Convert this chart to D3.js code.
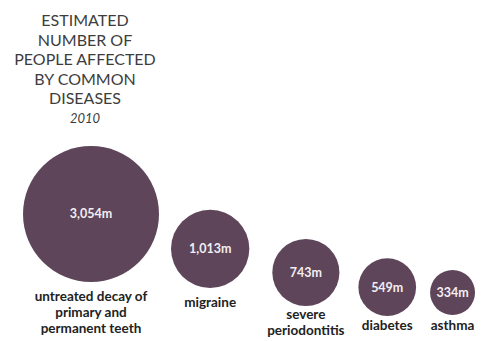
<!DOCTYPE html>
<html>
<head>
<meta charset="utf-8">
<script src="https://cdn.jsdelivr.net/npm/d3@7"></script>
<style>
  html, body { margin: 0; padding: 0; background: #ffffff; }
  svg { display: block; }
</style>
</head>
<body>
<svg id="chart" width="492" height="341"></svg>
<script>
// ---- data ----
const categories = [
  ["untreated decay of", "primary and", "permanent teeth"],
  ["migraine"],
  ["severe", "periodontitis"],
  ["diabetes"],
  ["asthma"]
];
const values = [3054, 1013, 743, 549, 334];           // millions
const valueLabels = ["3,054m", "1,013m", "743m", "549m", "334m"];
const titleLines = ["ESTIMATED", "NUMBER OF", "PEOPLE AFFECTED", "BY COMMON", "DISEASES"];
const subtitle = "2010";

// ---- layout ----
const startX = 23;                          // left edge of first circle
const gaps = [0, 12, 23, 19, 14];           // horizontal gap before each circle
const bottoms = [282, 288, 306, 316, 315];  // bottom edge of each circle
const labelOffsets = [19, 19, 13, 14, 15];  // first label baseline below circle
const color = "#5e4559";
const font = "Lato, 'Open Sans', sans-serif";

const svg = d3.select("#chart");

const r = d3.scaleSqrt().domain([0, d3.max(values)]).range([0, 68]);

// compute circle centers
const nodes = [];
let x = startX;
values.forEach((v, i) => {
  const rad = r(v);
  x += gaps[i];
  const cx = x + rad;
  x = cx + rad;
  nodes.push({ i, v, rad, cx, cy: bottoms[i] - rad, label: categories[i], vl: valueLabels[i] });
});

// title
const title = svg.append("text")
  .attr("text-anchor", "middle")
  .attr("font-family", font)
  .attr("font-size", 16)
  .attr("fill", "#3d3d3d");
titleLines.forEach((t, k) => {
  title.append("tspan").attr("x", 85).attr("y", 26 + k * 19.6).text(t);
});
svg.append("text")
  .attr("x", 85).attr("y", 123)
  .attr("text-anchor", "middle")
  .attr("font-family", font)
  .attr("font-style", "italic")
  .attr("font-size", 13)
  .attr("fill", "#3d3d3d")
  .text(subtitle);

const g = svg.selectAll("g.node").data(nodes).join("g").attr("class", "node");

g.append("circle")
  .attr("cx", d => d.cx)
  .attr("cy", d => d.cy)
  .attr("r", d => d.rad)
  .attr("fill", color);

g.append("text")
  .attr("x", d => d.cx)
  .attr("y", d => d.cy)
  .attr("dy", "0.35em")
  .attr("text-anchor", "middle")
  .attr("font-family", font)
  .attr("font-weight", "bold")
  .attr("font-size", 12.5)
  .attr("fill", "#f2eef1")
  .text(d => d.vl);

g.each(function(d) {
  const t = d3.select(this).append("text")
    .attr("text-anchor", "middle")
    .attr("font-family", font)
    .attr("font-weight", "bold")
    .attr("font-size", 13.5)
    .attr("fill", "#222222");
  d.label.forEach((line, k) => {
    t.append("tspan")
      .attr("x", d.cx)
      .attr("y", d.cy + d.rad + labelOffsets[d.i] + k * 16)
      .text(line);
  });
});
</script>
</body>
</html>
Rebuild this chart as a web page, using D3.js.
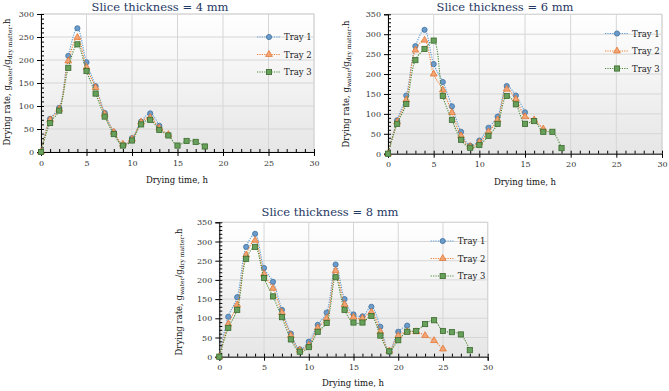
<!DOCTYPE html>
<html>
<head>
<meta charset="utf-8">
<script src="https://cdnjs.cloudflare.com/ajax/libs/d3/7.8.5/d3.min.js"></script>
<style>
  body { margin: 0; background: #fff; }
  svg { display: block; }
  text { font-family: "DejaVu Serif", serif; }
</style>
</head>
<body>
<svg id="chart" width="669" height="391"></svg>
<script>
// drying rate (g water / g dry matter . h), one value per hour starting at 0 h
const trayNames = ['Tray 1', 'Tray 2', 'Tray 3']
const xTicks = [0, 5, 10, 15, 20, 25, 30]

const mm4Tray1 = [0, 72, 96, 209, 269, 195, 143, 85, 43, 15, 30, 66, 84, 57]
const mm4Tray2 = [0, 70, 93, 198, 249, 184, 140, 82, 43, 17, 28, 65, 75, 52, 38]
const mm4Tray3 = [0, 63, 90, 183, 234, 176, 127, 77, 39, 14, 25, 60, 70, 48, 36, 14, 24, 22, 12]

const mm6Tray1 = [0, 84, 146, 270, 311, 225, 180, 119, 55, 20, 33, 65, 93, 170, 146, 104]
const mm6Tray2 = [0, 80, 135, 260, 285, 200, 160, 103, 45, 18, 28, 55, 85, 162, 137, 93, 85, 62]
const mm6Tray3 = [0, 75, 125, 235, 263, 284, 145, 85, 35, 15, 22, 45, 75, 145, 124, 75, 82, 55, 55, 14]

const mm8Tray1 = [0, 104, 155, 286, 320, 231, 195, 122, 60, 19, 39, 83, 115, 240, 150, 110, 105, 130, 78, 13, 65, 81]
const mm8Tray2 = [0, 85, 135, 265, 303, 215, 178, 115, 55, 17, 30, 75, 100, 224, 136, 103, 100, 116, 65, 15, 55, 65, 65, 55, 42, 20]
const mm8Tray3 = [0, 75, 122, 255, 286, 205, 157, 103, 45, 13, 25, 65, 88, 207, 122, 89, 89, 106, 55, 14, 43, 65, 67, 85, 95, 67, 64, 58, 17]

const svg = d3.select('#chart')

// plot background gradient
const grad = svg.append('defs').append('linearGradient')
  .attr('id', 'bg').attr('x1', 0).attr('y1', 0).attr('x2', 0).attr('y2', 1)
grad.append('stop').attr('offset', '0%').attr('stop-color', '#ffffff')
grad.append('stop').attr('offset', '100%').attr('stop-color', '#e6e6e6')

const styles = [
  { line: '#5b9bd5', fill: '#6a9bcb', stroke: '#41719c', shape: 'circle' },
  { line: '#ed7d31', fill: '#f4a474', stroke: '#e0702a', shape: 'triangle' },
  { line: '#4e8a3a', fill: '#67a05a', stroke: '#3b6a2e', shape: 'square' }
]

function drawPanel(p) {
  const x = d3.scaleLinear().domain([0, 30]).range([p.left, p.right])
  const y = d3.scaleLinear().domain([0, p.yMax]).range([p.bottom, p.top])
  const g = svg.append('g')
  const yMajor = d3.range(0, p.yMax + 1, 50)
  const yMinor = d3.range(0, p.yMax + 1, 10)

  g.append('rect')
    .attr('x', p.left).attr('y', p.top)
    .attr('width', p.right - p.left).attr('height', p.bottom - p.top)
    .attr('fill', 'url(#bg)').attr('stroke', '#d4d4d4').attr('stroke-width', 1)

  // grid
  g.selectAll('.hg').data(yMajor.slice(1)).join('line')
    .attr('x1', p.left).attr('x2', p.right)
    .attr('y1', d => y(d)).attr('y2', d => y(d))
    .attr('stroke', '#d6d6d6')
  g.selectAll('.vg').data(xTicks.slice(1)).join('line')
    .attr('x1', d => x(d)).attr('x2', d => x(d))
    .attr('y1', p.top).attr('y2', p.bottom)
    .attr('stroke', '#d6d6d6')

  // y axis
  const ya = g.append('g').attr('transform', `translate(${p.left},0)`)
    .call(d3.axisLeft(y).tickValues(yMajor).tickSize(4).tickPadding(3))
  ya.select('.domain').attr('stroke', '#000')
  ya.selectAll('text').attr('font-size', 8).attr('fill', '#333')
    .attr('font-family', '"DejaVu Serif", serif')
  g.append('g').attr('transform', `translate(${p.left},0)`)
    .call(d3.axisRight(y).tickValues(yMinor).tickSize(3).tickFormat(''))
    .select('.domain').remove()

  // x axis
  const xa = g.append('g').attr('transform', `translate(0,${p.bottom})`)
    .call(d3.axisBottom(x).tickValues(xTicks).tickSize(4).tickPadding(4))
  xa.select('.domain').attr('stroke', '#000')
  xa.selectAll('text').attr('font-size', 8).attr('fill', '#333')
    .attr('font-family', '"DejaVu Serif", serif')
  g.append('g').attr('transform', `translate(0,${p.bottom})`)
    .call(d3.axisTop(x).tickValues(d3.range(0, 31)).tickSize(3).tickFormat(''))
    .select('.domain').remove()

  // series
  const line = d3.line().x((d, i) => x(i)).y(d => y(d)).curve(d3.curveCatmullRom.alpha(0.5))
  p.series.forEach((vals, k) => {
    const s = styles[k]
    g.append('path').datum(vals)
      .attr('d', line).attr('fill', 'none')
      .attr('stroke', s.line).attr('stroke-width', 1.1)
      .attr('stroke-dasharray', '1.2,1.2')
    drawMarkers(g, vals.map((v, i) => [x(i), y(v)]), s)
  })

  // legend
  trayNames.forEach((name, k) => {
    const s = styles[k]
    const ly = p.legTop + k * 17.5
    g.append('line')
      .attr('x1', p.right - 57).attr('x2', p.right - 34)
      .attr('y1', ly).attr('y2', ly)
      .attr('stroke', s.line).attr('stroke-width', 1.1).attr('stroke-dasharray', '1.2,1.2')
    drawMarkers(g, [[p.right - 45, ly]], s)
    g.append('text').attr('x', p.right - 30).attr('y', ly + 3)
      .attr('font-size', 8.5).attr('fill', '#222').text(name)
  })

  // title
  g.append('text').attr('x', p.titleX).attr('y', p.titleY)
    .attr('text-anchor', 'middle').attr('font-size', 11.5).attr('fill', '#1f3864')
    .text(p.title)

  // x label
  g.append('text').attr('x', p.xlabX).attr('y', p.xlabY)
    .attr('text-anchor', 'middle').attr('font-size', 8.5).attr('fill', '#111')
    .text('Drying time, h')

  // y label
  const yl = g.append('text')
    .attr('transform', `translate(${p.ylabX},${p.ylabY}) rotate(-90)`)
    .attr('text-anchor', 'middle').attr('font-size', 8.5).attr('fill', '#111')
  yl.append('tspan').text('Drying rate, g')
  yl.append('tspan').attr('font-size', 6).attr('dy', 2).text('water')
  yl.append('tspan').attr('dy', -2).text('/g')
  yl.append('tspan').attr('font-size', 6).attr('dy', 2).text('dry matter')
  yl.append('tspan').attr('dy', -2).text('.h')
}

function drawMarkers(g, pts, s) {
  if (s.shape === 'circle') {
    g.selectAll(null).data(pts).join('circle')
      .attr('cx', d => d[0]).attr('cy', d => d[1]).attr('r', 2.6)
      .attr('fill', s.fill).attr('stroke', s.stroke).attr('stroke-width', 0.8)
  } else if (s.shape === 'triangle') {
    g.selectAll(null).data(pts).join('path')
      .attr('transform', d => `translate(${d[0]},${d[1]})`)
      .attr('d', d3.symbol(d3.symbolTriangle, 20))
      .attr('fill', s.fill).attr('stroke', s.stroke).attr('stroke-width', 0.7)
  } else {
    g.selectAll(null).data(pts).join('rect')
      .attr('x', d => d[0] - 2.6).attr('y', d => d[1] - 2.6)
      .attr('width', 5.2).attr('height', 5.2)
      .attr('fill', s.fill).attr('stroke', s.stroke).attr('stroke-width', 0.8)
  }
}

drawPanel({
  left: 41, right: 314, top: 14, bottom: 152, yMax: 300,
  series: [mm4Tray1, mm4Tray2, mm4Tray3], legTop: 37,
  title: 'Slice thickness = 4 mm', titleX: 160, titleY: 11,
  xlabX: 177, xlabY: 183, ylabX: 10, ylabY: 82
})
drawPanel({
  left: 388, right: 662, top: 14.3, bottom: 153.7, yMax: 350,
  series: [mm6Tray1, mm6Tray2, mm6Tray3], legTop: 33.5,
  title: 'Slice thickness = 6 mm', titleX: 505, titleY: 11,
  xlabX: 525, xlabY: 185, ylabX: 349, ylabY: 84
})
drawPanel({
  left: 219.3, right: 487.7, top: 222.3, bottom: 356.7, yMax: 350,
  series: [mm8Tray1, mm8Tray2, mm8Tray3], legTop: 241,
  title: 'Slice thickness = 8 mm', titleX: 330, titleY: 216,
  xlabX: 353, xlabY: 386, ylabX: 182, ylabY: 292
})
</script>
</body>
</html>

▸ CHALLENGE:
Copy exactly the part of the material above that opens with the line containing "Rebuild this chart" and closes with the line containing "24, 22, 12]", ends included. Drop the images.

▸ TASK OUTPUT:
Rebuild this chart as a web page, using D3.js.
<!DOCTYPE html>
<html>
<head>
<meta charset="utf-8">
<script src="https://cdnjs.cloudflare.com/ajax/libs/d3/7.8.5/d3.min.js"></script>
<style>
  body { margin: 0; background: #fff; }
  svg { display: block; }
  text { font-family: "DejaVu Serif", serif; }
</style>
</head>
<body>
<svg id="chart" width="669" height="391"></svg>
<script>
// drying rate (g water / g dry matter . h), one value per hour starting at 0 h
const trayNames = ['Tray 1', 'Tray 2', 'Tray 3']
const xTicks = [0, 5, 10, 15, 20, 25, 30]

const mm4Tray1 = [0, 72, 96, 209, 269, 195, 143, 85, 43, 15, 30, 66, 84, 57]
const mm4Tray2 = [0, 70, 93, 198, 249, 184, 140, 82, 43, 17, 28, 65, 75, 52, 38]
const mm4Tray3 = [0, 63, 90, 183, 234, 176, 127, 77, 39, 14, 25, 60, 70, 48, 36, 14, 24, 22, 12]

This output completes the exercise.